Kari Lake Touts New 'Bombshells' in Latest Election Case Filing

Defeated Republican gubernatorial candidate Kari Lake told her supporters that she had some "bombshells" to share with them about her legal case challenging the result of the midterms election in Arizona.

In November last year, Lake, who ran for the GOP with Donald Trump's endorsement, lost the state's gubernatorial race to Democrat Katie Hobbs by more than 17,000 votes. The former Republican nominee never conceded to her rival, and filed a lawsuit alleging that there had been voter fraud in Maricopa County, the state's most populous county.

In her challenge to the election's result, Lake said that hundreds of thousands of ballots were illegally cast in Maricopa County. Arizona's Supreme Court later ruled that there was no evidence that was true. Her legal challenge was first thrown out of court by a judge in December, and later dismissed by a court of appeals in the state in February.

Kari Lake
Former Arizona Republican gubernatorial candidate Kari Lake talks with reporters at Mar-a-Lago on April 4, 2023 in West Palm Beach, Florida. She told her supporters that she had some "bombshells" about election fraud in the Arizona governor's race last November. Alex Wong/Getty Images

In March, the Arizona Supreme Court refused to hear nearly all of Lake's appeal to the court's decision. It said that there was no evidence that 35,000 fraudulent votes were cast in the election. The same court later ruled that Lake's attorneys pay $2,000 in sanctions for making "false actual statements."
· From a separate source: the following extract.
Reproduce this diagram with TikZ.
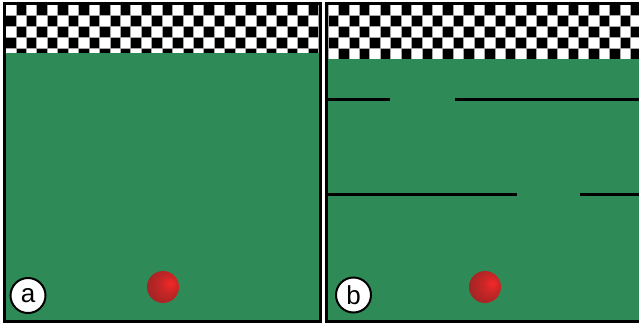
\documentclass[tikz,border=0pt]{standalone}
\usepackage{fontspec}
\setmainfont{Liberation Sans}
\usepackage{xcolor}
\usepackage{tikz}
\usetikzlibrary{positioning}
\definecolor{fieldgreen}{HTML}{2E8B57}
\definecolor{ballhi}{RGB}{245,40,40}
\definecolor{ballmid}{RGB}{200,38,38}
\definecolor{balllo}{RGB}{125,35,35}
\pgfdeclareradialshading{redball}{\pgfpoint{12bp}{6bp}}{%
  color(0bp)=(ballhi); color(14bp)=(ballmid); color(50bp)=(balllo); color(70bp)=(balllo)}
\tikzset{
  wall/.style={line width=3pt, black},
  panelframe/.style={line width=3pt, black},
  tag/.style={circle, draw=black, fill=white, line width=2pt, minimum size=35pt,
    inner sep=0pt, font=\fontsize{26}{26}\selectfont},
}
% draws a checker band in the box (#1,#2)--(#3,#4)
\newcommand{\checkerband}[4]{%
  \begin{scope}
    \clip (#1,#2) rectangle (#3,#4);
    \fill[white] (#1,#2) rectangle (#3,#4);
    \foreach \i in {0,...,31}{
      \foreach \j in {0,...,5}{
        \pgfmathtruncatemacro{\sqodd}{mod(\i+\j,2)}
        \ifnum\sqodd=1
          \fill[black] ({#1+\i*10.43},{#2+\j*11}) rectangle ++(10.43,11);
        \fi
        \draw[gray!70, line width=0.6pt] ({#1+\i*10.43},{#2+\j*11}) rectangle ++(10.43,11);
      }
    }
  \end{scope}}

\begin{document}
\begin{tikzpicture}[x=1pt, y=-1pt]
\useasboundingbox (0,0) rectangle (639,327);
\fill[white] (0,0) rectangle (639,327);
% panel a
\fill[fieldgreen] (4,4) rectangle (320.5,321);
\checkerband{5.5}{4.5}{319}{52.5}
\draw[panelframe] (4.5,2) -- (4.5,321) -- (320.5,321) -- (320.5,2);
\draw[panelframe] (3,3) -- (322,3);
\shade[shading=redball] (163,287) circle (16);
\node[tag] (taga) at (28,295.5) {a};
% panel b
\fill[fieldgreen] (326,4) rectangle (639,321);
\checkerband{328}{4.5}{639}{58.5}
\draw[panelframe] (326,2) -- (326,321) -- (641,321);
\draw[panelframe] (325,3) -- (639,3);
\draw[wall] (327,99) -- (390,99);
\draw[wall] (455,99) -- (639,99);
\draw[wall] (327,194) -- (517,194);
\draw[wall] (580,194) -- (639,194);
\shade[shading=redball] (485,287) circle (16);
\node[tag] (tagb) at (353.5,295) {b};
\end{tikzpicture}
\end{document}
The justices, however, didn't throw out one of seven claims made by Lake in her challenge. They said a trial court in Maricopa County should conduct an additional review of the county's procedures for verifying signatures on mail-in ballots.

The consistent rejection of her lawsuit does not appear to have made Lake less combative nor nudged her towards giving up her efforts to overturn Arizona's gubernatorial result. Lake has tried to turn the Arizona Supreme Court's ruling into a victory. Her legal challenge was kept alive by the redirecting of her signature verification claim to a Maricopa County trial court.

In a tweet published on Twitter on Wednesday, Lake wrote: "Arizona, The sabotage was worse than we thought." She added: "We have some bombshells to share with you." She then asked her supporters to read an article written by UncoverDC's editor-in-chief Tracy Beanz on May 10. It states that "new evidence shows Maricopa County falsely certified that it passed L&A [logic and accuracy] testing and then secretly tested all of the tabulators on three different days."

Beanz added: "It also shows they KNEW that 260 of the tabulators WOULD FAIL on Election Day."

The alleged evidence was contained in a series of screenshots of the pages of the motion for relief from judgment filed separately from Lake's legal challenge by her attorneys Bryan Blehm and Kurt Olsen. In sight of these alleged discoveries, the motion asks for relief from judgment—as Beanz explains, "basically a do-over" of the judge's ruling over Lake's case.

"If you have newly discovered evidence that you couldn't have had in time for the previous trial or the fraud, misrepresentation, or other misconduct of the opposing party, you can request what Lake is requesting. And they sure do," Beanz wrote.

She is explicitly supportive of Lake and her claims against Maricopa County's officials. In her piece, Beanz wrote: "WE MUST continue to fight, and we MUST support those with the guts to do what Kari Lake is doing."

The alleged evidence Lake's attorneys say that have has not been verified nor confirmed. Lake's case is scheduled to be heard at 9 a.m. on May 17 in Maricopa County.

Newsweek has contacted Maricopa County for comment by email.